Do this
Give back every line exactly as it appears, pictures excluded.
------ Dataset excerpt ------
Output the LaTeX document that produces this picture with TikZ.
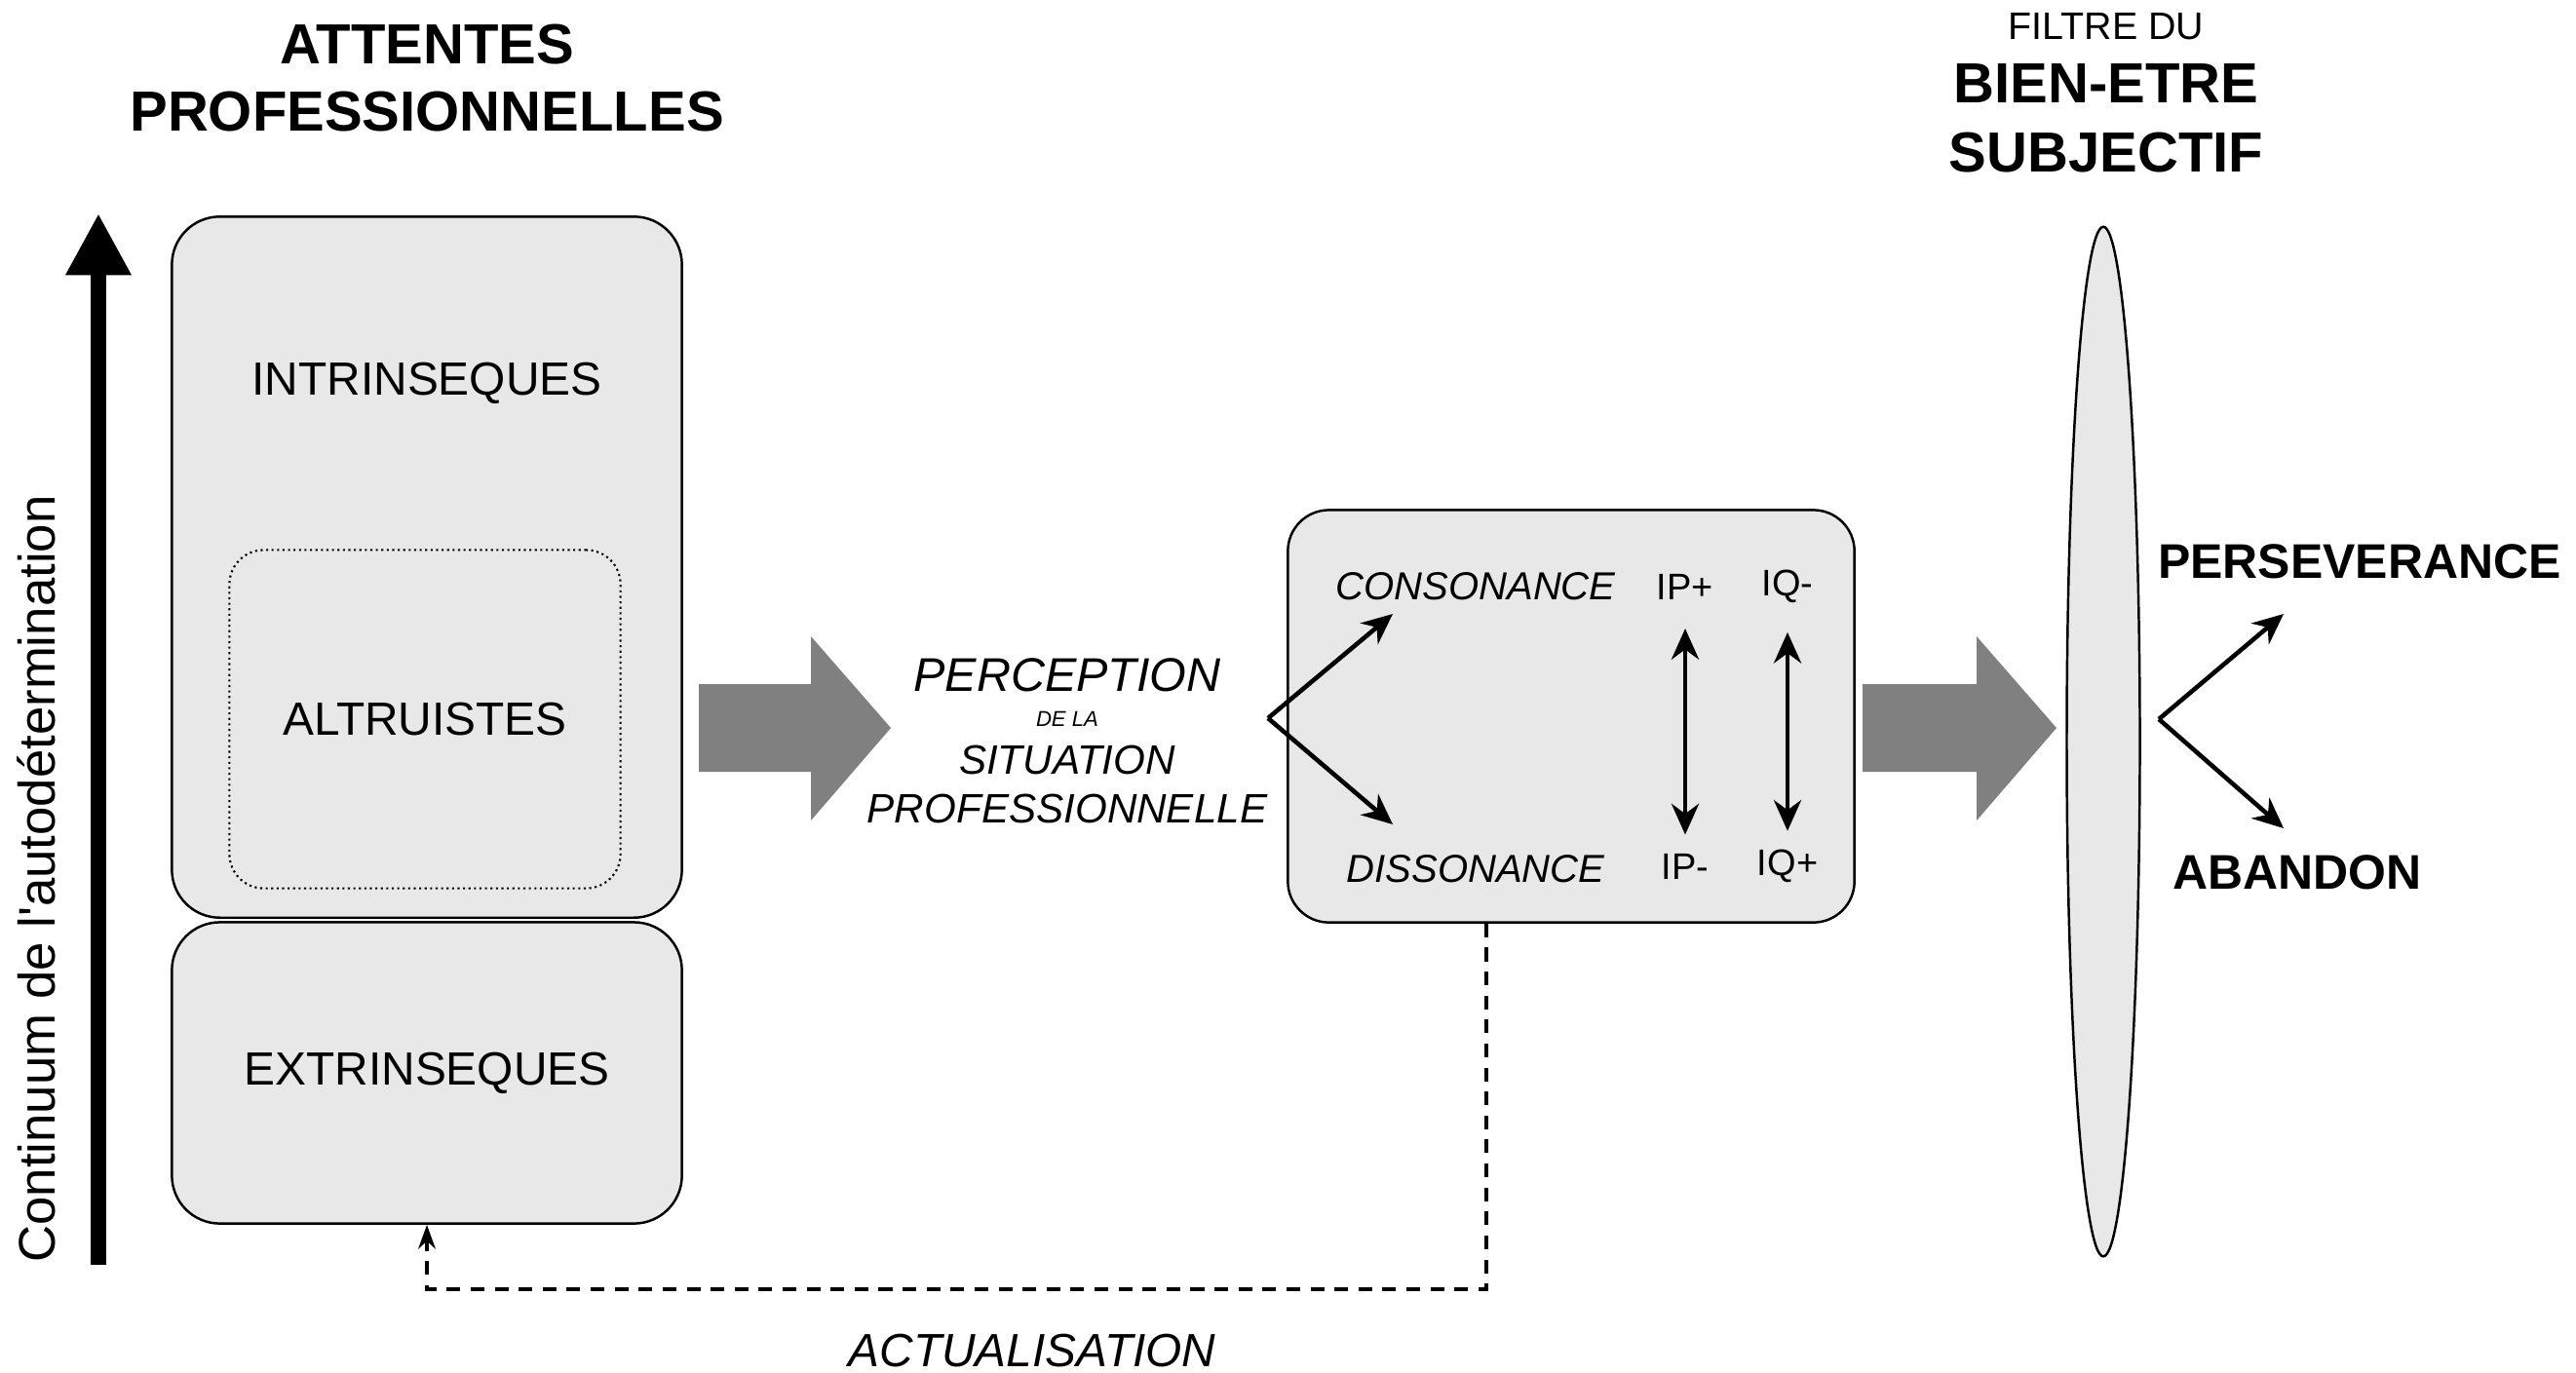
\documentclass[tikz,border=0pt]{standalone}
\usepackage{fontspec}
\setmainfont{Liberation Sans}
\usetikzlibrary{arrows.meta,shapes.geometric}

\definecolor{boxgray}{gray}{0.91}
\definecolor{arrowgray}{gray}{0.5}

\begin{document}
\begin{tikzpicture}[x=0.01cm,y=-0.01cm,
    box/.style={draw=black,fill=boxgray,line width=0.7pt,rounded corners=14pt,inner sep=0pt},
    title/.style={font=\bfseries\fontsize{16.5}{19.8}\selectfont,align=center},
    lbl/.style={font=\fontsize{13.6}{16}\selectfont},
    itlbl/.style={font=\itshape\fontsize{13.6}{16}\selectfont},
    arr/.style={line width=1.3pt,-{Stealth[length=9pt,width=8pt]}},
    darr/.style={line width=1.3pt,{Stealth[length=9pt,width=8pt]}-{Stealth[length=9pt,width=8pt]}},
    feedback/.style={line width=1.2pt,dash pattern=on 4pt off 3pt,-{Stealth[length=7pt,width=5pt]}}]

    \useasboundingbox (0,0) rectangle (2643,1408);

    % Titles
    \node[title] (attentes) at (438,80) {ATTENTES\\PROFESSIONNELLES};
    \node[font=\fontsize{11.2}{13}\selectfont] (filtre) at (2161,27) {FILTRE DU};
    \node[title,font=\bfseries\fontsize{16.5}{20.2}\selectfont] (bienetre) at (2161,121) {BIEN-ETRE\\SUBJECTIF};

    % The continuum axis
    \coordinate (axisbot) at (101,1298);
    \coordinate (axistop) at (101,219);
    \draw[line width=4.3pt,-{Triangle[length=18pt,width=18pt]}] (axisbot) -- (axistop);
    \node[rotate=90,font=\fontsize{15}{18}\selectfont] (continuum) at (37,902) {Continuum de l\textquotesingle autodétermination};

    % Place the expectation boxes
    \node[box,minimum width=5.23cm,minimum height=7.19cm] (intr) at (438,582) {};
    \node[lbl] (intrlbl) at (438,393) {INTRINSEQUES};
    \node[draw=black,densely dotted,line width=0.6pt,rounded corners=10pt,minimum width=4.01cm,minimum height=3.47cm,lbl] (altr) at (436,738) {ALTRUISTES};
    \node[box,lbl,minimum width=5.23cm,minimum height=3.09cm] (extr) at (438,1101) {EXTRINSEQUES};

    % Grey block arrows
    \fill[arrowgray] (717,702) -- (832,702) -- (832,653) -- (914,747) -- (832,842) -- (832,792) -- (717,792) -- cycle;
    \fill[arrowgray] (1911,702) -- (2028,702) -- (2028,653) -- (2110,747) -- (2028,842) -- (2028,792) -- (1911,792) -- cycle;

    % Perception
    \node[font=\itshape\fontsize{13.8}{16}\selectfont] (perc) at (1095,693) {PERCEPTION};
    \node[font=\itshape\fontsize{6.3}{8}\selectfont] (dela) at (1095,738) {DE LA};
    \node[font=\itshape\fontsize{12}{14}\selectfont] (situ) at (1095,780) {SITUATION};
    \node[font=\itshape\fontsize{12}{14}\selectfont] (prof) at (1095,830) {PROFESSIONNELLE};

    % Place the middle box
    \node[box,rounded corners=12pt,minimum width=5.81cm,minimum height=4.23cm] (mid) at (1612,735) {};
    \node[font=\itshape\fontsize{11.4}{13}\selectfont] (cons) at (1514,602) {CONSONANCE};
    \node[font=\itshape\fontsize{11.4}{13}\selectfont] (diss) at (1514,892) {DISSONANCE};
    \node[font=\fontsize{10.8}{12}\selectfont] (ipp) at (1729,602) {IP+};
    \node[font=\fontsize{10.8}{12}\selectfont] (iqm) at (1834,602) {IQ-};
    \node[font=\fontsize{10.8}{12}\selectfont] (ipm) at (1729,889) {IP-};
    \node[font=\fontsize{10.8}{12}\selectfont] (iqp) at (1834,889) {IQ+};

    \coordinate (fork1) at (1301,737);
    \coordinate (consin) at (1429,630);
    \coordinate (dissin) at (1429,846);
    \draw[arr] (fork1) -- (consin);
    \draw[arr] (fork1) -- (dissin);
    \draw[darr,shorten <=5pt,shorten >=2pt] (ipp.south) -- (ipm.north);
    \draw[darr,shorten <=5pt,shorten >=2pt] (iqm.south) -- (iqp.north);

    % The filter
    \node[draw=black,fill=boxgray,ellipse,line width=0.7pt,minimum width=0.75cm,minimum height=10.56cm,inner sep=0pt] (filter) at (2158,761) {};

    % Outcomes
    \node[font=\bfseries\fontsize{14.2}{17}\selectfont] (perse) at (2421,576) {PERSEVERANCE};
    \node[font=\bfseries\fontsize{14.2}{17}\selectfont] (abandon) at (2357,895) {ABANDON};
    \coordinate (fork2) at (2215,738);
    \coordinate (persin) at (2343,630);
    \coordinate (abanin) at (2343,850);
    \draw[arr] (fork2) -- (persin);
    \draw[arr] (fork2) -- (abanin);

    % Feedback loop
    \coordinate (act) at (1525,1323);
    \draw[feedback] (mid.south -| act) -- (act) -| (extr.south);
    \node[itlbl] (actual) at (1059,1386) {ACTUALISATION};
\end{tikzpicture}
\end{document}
------
Output
Output the LaTeX document that produces this picture with TikZ.
\documentclass[tikz,border=0pt]{standalone}
\usepackage{fontspec}
\setmainfont{Liberation Sans}
\usetikzlibrary{arrows.meta,shapes.geometric}

\definecolor{boxgray}{gray}{0.91}
\definecolor{arrowgray}{gray}{0.5}

\begin{document}
\begin{tikzpicture}[x=0.01cm,y=-0.01cm,
    box/.style={draw=black,fill=boxgray,line width=0.7pt,rounded corners=14pt,inner sep=0pt},
    title/.style={font=\bfseries\fontsize{16.5}{19.8}\selectfont,align=center},
    lbl/.style={font=\fontsize{13.6}{16}\selectfont},
    itlbl/.style={font=\itshape\fontsize{13.6}{16}\selectfont},
    arr/.style={line width=1.3pt,-{Stealth[length=9pt,width=8pt]}},
    darr/.style={line width=1.3pt,{Stealth[length=9pt,width=8pt]}-{Stealth[length=9pt,width=8pt]}},
    feedback/.style={line width=1.2pt,dash pattern=on 4pt off 3pt,-{Stealth[length=7pt,width=5pt]}}]

    \useasboundingbox (0,0) rectangle (2643,1408);

    % Titles
    \node[title] (attentes) at (438,80) {ATTENTES\\PROFESSIONNELLES};
    \node[font=\fontsize{11.2}{13}\selectfont] (filtre) at (2161,27) {FILTRE DU};
    \node[title,font=\bfseries\fontsize{16.5}{20.2}\selectfont] (bienetre) at (2161,121) {BIEN-ETRE\\SUBJECTIF};

    % The continuum axis
    \coordinate (axisbot) at (101,1298);
    \coordinate (axistop) at (101,219);
    \draw[line width=4.3pt,-{Triangle[length=18pt,width=18pt]}] (axisbot) -- (axistop);
    \node[rotate=90,font=\fontsize{15}{18}\selectfont] (continuum) at (37,902) {Continuum de l\textquotesingle autodétermination};

    % Place the expectation boxes
    \node[box,minimum width=5.23cm,minimum height=7.19cm] (intr) at (438,582) {};
    \node[lbl] (intrlbl) at (438,393) {INTRINSEQUES};
    \node[draw=black,densely dotted,line width=0.6pt,rounded corners=10pt,minimum width=4.01cm,minimum height=3.47cm,lbl] (altr) at (436,738) {ALTRUISTES};
    \node[box,lbl,minimum width=5.23cm,minimum height=3.09cm] (extr) at (438,1101) {EXTRINSEQUES};

    % Grey block arrows
    \fill[arrowgray] (717,702) -- (832,702) -- (832,653) -- (914,747) -- (832,842) -- (832,792) -- (717,792) -- cycle;
    \fill[arrowgray] (1911,702) -- (2028,702) -- (2028,653) -- (2110,747) -- (2028,842) -- (2028,792) -- (1911,792) -- cycle;

    % Perception
    \node[font=\itshape\fontsize{13.8}{16}\selectfont] (perc) at (1095,693) {PERCEPTION};
    \node[font=\itshape\fontsize{6.3}{8}\selectfont] (dela) at (1095,738) {DE LA};
    \node[font=\itshape\fontsize{12}{14}\selectfont] (situ) at (1095,780) {SITUATION};
    \node[font=\itshape\fontsize{12}{14}\selectfont] (prof) at (1095,830) {PROFESSIONNELLE};

    % Place the middle box
    \node[box,rounded corners=12pt,minimum width=5.81cm,minimum height=4.23cm] (mid) at (1612,735) {};
    \node[font=\itshape\fontsize{11.4}{13}\selectfont] (cons) at (1514,602) {CONSONANCE};
    \node[font=\itshape\fontsize{11.4}{13}\selectfont] (diss) at (1514,892) {DISSONANCE};
    \node[font=\fontsize{10.8}{12}\selectfont] (ipp) at (1729,602) {IP+};
    \node[font=\fontsize{10.8}{12}\selectfont] (iqm) at (1834,602) {IQ-};
    \node[font=\fontsize{10.8}{12}\selectfont] (ipm) at (1729,889) {IP-};
    \node[font=\fontsize{10.8}{12}\selectfont] (iqp) at (1834,889) {IQ+};

    \coordinate (fork1) at (1301,737);
    \coordinate (consin) at (1429,630);
    \coordinate (dissin) at (1429,846);
    \draw[arr] (fork1) -- (consin);
    \draw[arr] (fork1) -- (dissin);
    \draw[darr,shorten <=5pt,shorten >=2pt] (ipp.south) -- (ipm.north);
    \draw[darr,shorten <=5pt,shorten >=2pt] (iqm.south) -- (iqp.north);

    % The filter
    \node[draw=black,fill=boxgray,ellipse,line width=0.7pt,minimum width=0.75cm,minimum height=10.56cm,inner sep=0pt] (filter) at (2158,761) {};

    % Outcomes
    \node[font=\bfseries\fontsize{14.2}{17}\selectfont] (perse) at (2421,576) {PERSEVERANCE};
    \node[font=\bfseries\fontsize{14.2}{17}\selectfont] (abandon) at (2357,895) {ABANDON};
    \coordinate (fork2) at (2215,738);
    \coordinate (persin) at (2343,630);
    \coordinate (abanin) at (2343,850);
    \draw[arr] (fork2) -- (persin);
    \draw[arr] (fork2) -- (abanin);

    % Feedback loop
    \coordinate (act) at (1525,1323);
    \draw[feedback] (mid.south -| act) -- (act) -| (extr.south);
    \node[itlbl] (actual) at (1059,1386) {ACTUALISATION};
\end{tikzpicture}
\end{document}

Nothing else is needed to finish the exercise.